How to Chill Wine Fast
There are a few things in the world that will make wine experts flip out. I once saw a model at a party mix Diet Coke with Château Léoville Las Cases, a famed Bordeaux that runs $175 or so a bottle; I felt like hurling myself between her and the wine, the way you might throw yourself between a baby in a stroller and an oncoming truck. A more common occurrence that causes a lot of sommeliers I know to shudder: watching someone drop a few ice cubes into a glass of wine.
I get it. Warm wine is gross. And if you dump a handful of ice into your Chardonnay, yes, it will get cold, and fast. It will also get watery and weak, but plenty of people don’t mind that trade-off. Last year Diane Keaton released a red wine, The Keaton, specifically meant to be served over lots of ice. I tried it; the wine was big and ripe and perfectly tasty. Served over a fistful of ice, it was thinner and less flavorful, though not unrefreshing.
So what’s the best solution for the warm-wine problem? Planning ahead is one answer, but that’s not always an option. A refrigerator takes about two hours to bring a white wine to an ideal temperature, about 45 degrees. And while people often serve reds at room temperature—around 72 degrees—the truth is that any red wine will taste better at five to 10 degrees below that. Some lighter reds are even good at a brisk 55 degrees.

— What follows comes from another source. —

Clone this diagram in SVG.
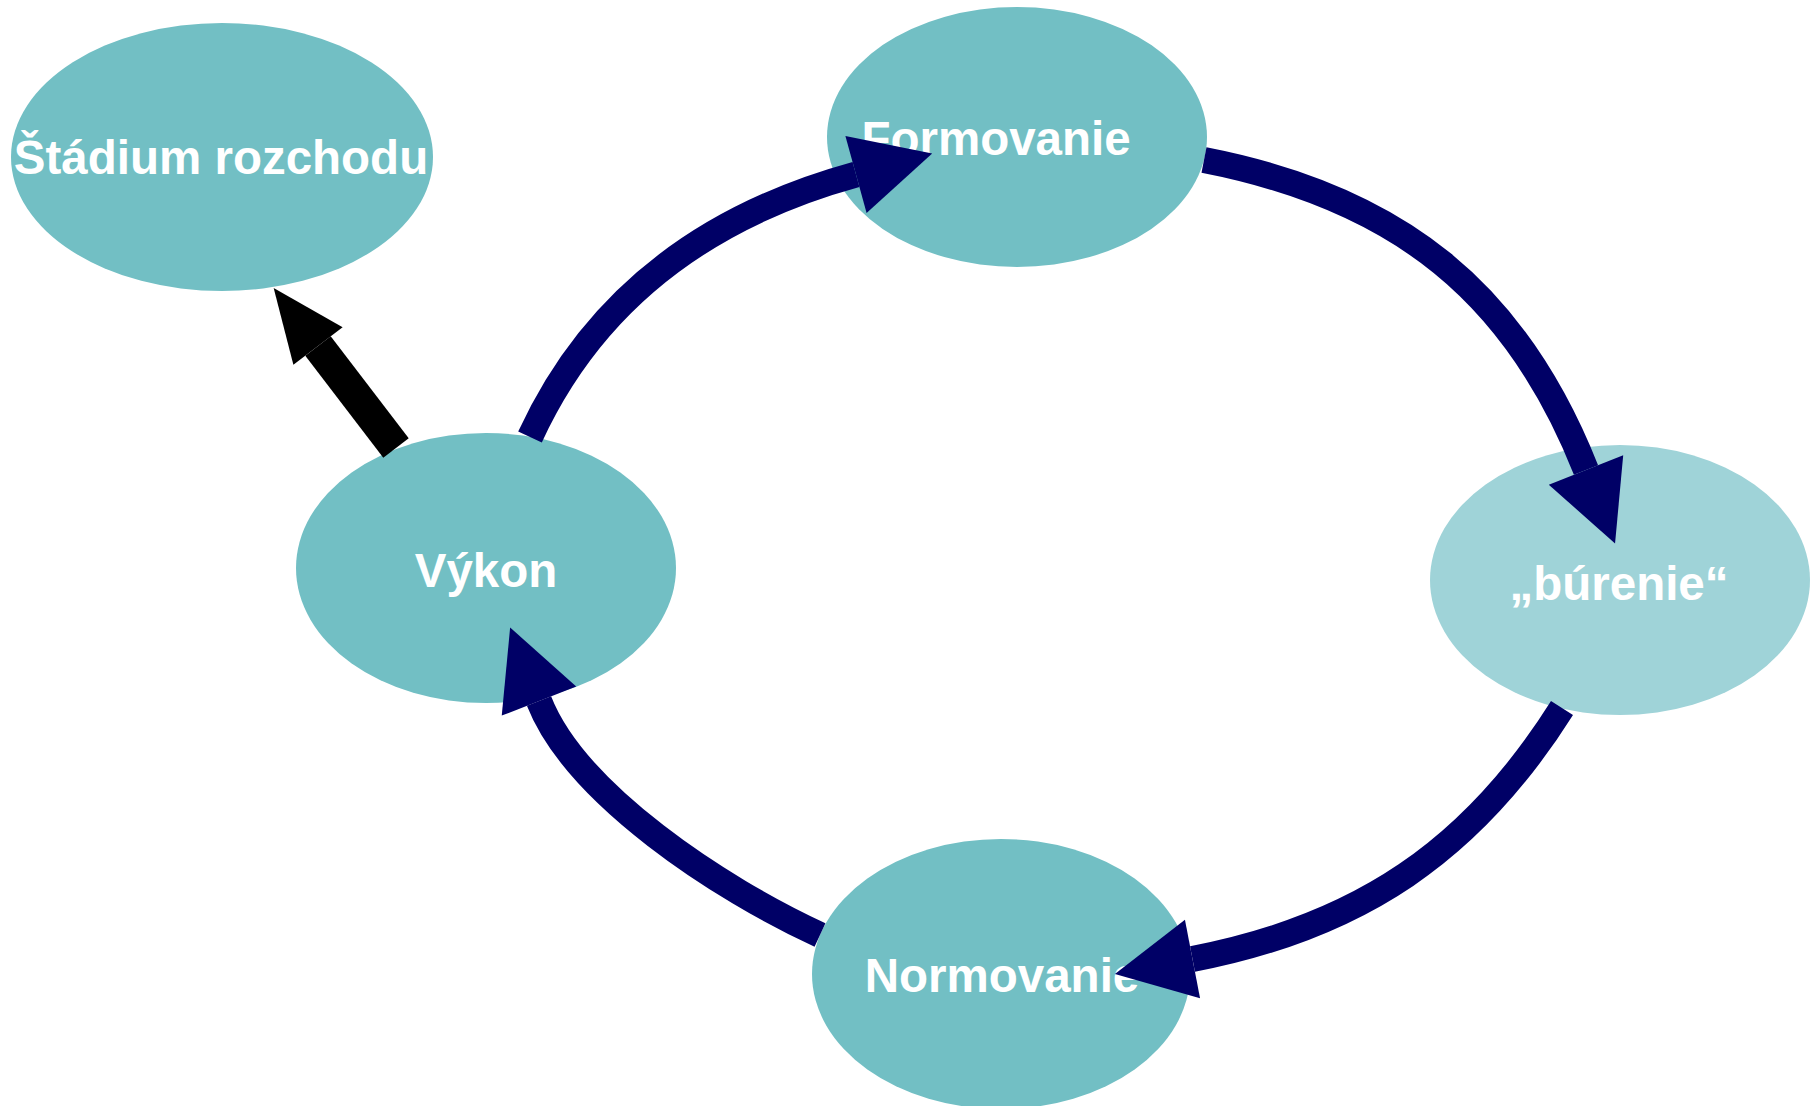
<svg xmlns="http://www.w3.org/2000/svg" width="1816" height="1106" viewBox="0 0 1816 1106">
  <style>
    .node { fill: #72BFC4; }
    .node-light { fill: #9FD3D8; }
    .label { font-family: "Liberation Sans", Arial, sans-serif; font-weight: bold; font-size: 47.5px; fill: #FFFFFF; text-anchor: middle; }
    .flow { fill: none; stroke: #000066; stroke-width: 26; stroke-linecap: butt; marker-end: url(#navyHead); }
    .exit { fill: none; stroke: #000000; stroke-width: 32; stroke-linecap: butt; marker-end: url(#blackHead); }
  </style>
  <defs>
    <marker id="navyHead" markerUnits="userSpaceOnUse" markerWidth="80" markerHeight="80" refX="0" refY="40" orient="auto" overflow="visible">
      <path d="M0,0 L79,40 L0,80 Z" fill="#000066"/>
    </marker>
    <marker id="blackHead" markerUnits="userSpaceOnUse" markerWidth="74" markerHeight="62" refX="0" refY="31" orient="auto" overflow="visible">
      <path d="M0,0 L73,31 L0,62 Z" fill="#000000"/>
    </marker>
  </defs>
  <rect width="1816" height="1106" fill="#FFFFFF"/>

  <g id="node-stadium-rozchodu">
    <ellipse class="node" cx="222" cy="157" rx="211" ry="134"/>
    <text class="label" x="221" y="174">Štádium rozchodu</text>
  </g>
  <g id="node-formovanie">
    <ellipse class="node" cx="1017" cy="137" rx="190" ry="130"/>
    <text class="label" x="996" y="155">Formovanie</text>
  </g>
  <g id="node-burenie">
    <ellipse class="node-light" cx="1620" cy="580" rx="190" ry="135"/>
    <text class="label" x="1619" y="600">„búrenie“</text>
  </g>
  <g id="node-vykon">
    <ellipse class="node" cx="486" cy="568" rx="190" ry="135"/>
    <text class="label" x="486" y="587">Výkon</text>
  </g>
  <g id="node-normovanie">
    <ellipse class="node" cx="1001" cy="974" rx="189" ry="135"/>
    <text class="label" x="1002" y="992">Normovanie</text>
  </g>

  <g id="connectors">
    <path class="flow" d="M530,437 C593,300 705,216 856,174.5"/>
    <path class="flow" d="M1204,160 C1399,198 1516,293 1586,470"/>
    <path class="flow" d="M1562,708 C1472,851 1359,927 1192.5,959"/>
    <path class="flow" d="M820,935 C720,889 575.5,794 539,701"/>
    <path class="exit" d="M396,448 L318,346"/>
  </g>
</svg>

For a single glass of red, here’s my advice: Drop a normal-size ice cube into your wine, swirl it around with a spoon for five seconds, then remove it. I’ve been doing this for years, but recently I tested it out a bit more scientifically. I stirred a one-ounce ice cube for five seconds in a five-ounce glass of 76-degree wine. When I took out the cube, the wine was 68 degrees and the cube had shed only a quarter ounce of water, a twentieth of the liquid in the glass. Was the wine diluted? Marginally. Did it taste better? Definitely.

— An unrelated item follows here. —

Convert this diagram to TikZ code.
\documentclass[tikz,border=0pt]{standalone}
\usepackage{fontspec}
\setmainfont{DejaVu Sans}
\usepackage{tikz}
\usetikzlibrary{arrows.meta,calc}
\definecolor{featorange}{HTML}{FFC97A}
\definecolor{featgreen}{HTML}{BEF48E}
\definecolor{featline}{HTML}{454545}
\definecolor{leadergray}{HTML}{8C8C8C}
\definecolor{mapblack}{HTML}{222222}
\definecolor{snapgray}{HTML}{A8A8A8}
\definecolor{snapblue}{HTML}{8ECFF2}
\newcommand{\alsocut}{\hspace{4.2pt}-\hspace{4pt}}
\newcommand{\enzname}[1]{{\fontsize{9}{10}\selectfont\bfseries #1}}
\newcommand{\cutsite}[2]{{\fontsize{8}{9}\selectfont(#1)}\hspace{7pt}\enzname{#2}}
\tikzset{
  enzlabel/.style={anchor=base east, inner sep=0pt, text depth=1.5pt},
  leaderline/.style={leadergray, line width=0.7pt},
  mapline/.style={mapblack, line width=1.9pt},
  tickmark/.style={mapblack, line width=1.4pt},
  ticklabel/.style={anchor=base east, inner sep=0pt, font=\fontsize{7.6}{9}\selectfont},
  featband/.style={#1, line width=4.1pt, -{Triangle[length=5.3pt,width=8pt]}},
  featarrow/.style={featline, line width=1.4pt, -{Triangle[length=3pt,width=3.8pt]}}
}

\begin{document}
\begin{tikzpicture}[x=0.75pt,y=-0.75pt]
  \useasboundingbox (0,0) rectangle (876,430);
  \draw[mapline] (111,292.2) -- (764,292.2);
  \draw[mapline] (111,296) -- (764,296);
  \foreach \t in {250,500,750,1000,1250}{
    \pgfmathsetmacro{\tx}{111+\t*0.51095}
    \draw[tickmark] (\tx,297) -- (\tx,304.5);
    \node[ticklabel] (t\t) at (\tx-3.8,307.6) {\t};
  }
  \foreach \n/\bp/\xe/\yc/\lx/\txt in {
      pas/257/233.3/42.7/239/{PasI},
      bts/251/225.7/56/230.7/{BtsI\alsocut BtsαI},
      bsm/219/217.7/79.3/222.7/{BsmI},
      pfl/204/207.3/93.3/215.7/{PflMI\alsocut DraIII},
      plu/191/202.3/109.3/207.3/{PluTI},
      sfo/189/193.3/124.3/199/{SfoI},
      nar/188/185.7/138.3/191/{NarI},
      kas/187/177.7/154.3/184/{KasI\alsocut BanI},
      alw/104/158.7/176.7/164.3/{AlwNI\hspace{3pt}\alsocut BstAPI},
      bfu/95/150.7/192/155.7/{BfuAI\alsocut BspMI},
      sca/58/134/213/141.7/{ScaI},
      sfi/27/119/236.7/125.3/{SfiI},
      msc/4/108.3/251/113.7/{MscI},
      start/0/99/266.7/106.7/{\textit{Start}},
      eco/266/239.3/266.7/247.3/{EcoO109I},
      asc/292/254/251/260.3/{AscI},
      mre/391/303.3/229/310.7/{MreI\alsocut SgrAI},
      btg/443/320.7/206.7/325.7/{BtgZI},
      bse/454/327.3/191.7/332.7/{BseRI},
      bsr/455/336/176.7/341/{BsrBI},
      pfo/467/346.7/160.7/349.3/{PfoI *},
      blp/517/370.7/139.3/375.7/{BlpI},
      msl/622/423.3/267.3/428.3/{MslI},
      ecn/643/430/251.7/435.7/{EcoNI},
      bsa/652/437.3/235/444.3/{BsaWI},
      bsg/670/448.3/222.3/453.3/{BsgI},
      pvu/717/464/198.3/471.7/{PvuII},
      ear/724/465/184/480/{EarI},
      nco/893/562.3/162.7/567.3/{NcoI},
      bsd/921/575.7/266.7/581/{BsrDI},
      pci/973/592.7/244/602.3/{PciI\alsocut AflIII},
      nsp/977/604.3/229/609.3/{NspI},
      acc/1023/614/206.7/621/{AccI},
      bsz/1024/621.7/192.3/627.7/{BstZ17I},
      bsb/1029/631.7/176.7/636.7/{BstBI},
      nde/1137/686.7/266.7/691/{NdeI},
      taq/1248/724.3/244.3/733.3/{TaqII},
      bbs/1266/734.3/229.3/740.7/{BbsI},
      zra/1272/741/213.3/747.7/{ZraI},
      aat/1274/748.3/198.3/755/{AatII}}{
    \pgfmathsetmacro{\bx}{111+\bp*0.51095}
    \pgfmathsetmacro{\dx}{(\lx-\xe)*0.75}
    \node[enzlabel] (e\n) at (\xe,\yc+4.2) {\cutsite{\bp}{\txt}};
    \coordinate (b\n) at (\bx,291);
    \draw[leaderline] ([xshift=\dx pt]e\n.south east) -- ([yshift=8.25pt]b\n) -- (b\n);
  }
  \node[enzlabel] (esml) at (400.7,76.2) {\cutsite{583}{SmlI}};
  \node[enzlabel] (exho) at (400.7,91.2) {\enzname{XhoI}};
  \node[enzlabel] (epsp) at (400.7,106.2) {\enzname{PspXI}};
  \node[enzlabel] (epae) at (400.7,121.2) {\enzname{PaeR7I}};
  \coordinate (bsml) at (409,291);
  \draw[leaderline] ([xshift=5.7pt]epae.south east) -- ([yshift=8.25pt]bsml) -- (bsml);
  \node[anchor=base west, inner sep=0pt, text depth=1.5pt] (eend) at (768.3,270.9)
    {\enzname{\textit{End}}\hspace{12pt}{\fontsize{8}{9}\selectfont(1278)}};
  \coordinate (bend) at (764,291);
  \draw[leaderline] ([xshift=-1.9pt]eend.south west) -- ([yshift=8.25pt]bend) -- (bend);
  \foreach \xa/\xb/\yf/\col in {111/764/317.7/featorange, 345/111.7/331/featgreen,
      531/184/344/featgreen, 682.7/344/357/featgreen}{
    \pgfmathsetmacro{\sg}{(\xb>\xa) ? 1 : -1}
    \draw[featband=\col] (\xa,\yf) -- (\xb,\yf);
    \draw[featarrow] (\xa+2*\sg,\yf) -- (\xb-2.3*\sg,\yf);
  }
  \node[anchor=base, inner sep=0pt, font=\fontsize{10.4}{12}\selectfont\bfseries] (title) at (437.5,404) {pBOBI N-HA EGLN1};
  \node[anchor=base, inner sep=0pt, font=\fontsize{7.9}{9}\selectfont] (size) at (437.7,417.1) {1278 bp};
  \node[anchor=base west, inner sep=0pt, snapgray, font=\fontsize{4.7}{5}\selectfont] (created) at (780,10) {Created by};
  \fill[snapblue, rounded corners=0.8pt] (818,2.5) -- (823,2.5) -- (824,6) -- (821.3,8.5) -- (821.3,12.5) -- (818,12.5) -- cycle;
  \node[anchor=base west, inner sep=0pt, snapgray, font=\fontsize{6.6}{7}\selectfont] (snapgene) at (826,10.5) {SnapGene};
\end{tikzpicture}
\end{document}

Unfortunately, chilling a glass of white from room temperature down to 45 degrees pretty much requires Keaton-level use of ice, thus resulting in Keaton-level dilution (in fact, I’m going to suggest that wine dilution be measured from now on in Keatons). Even if you chuck the whole bottle in the freezer, you’re looking at 45 minutes.
With speed in mind, I tested several wine-chilling gadgets. Most were useless. I did like Le Creuset’s Wine Cooler Sleeve ($25; lecreuset.com), a gel sleeve with a colorful nylon sheath that you store in the freezer. Slide it over a bottle, and the wine will reach 50 degrees in about 25 minutes; however, I suspect its real value lies in keeping already frosty bottles chilled at summer picnics. The Cooper Cooler ($80; coopercooler.com), an appliance that looks like a toaster with a sunroof, was lightning fast, producing a glacially cold bottle in five minutes. It works, however, by spinning the wine rapidly in a water-and-ice bath, which makes a racket reminiscent of a rock tumbler. Perhaps best to keep it in the garage.
The ideal method, to my mind, is still just a bucket of water and ice. Fifteen minutes, and your grand cru Chablis will be crisp, chilled and ready for the party—or for some dingbat to come along and mix it 50/50 with Sprite. For some crimes, there truly is no forgiveness.
Five picnic reds to drink cold
Serve these low-tannin, light-bodied wines at 55˚ or so.
2014 J. Lohr Estates Wildflower Valdiguié ($10)J. Lohr grows some of the only Valdiguié grapes in existence.
2014 Joan d’Anguera Altaroses ($20) Pure Grenache flavor from Spain.
2015 Valle dell’Acate Frappato ($20) This Sicilian red tastes of strawberries.
2014 Château Thivin Côte de Brouilly ($25) Beaujolais from a top producer.
2015 Wind Gap Soif ($29) Star winemaker Pax Mahle makes this bright old-vine red.